George Williams (rugby union)


George Albert Williams was a New Zealand rugby union player who toured with the 1888–89 New Zealand Native football team to the British Isles and Australia. Nicknamed "Bully", Williams was one of five non-Māori players in the Natives' side.
Williams was born in Auckland in 1856, and did not start playing rugby until the age of 24. He was a member of the Wellington club Poneke, and was selected for Wellington province from the club in 1886, 1887 and 1888.
In early 1888, Joe Warbrick, a member of the 1884 New Zealand team that toured Australia, started planning for a squad of Māori rugby players to tour the British Isles. As Warbrick was scouting for players throughout 1888, his plans changed, and he decided to include a number of Pākehā in the side. Eventually five Pākehā were included in the squad of twenty-six, and the side was consequently named the New Zealand Native football team.

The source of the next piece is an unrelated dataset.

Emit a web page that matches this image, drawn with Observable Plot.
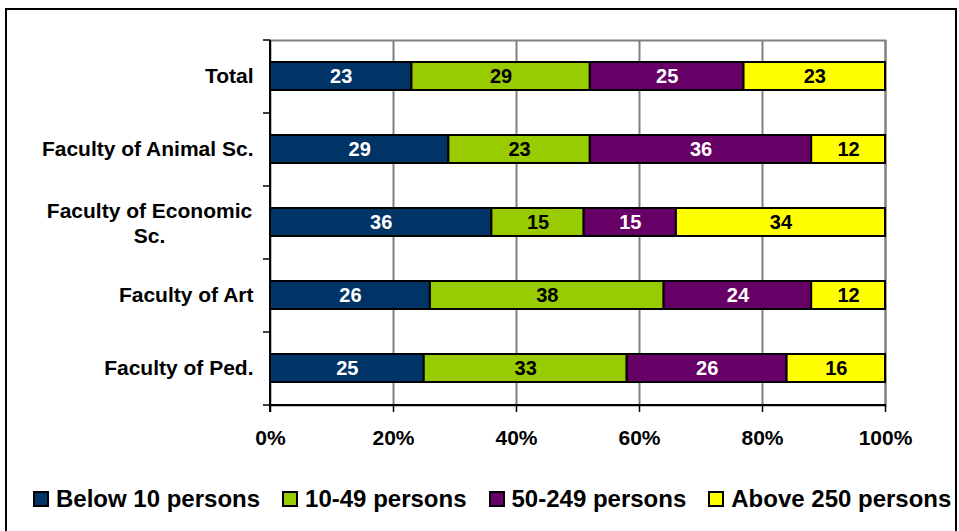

At 32, Williams was the oldest player in the team, and only joined a day before their first match. The tour became the longest in rugby history; 107 matches were played during the 14-month tour, which had legs in Australia, the British Isles, and New Zealand. Of these 107 matches, 74 were in the British Isles, and an average of a game every 2.3 days on that leg. Williams played in 53 of these, scoring 12 tries in the process, and captained the team on a number of occasions. In total, Williams played at least 75 matches on tour.
Williams played in all three of the Natives' "international" matches while on tour; a victory over Ireland, a narrow loss to Wales, and a controversial loss to England.
Williams retired as a player after the tour, but continued to be involved in the game as a referee. Along with two other players, he contributed to tour manager Thomas Eyton's Rugby Football Past and Present, published in 1896, that gave an account of the tour. He contributed a number of article to the New Zealand Truth before the departure of the 1924 All Blacks. Outside of rugby, Williams was a police officer, and was involved in the arrest of the Maori spiritual leader Te Whiti o Rongomai. He served throughout New Zealand, including in Wellington, Hastings, Invercargill and Marlborough.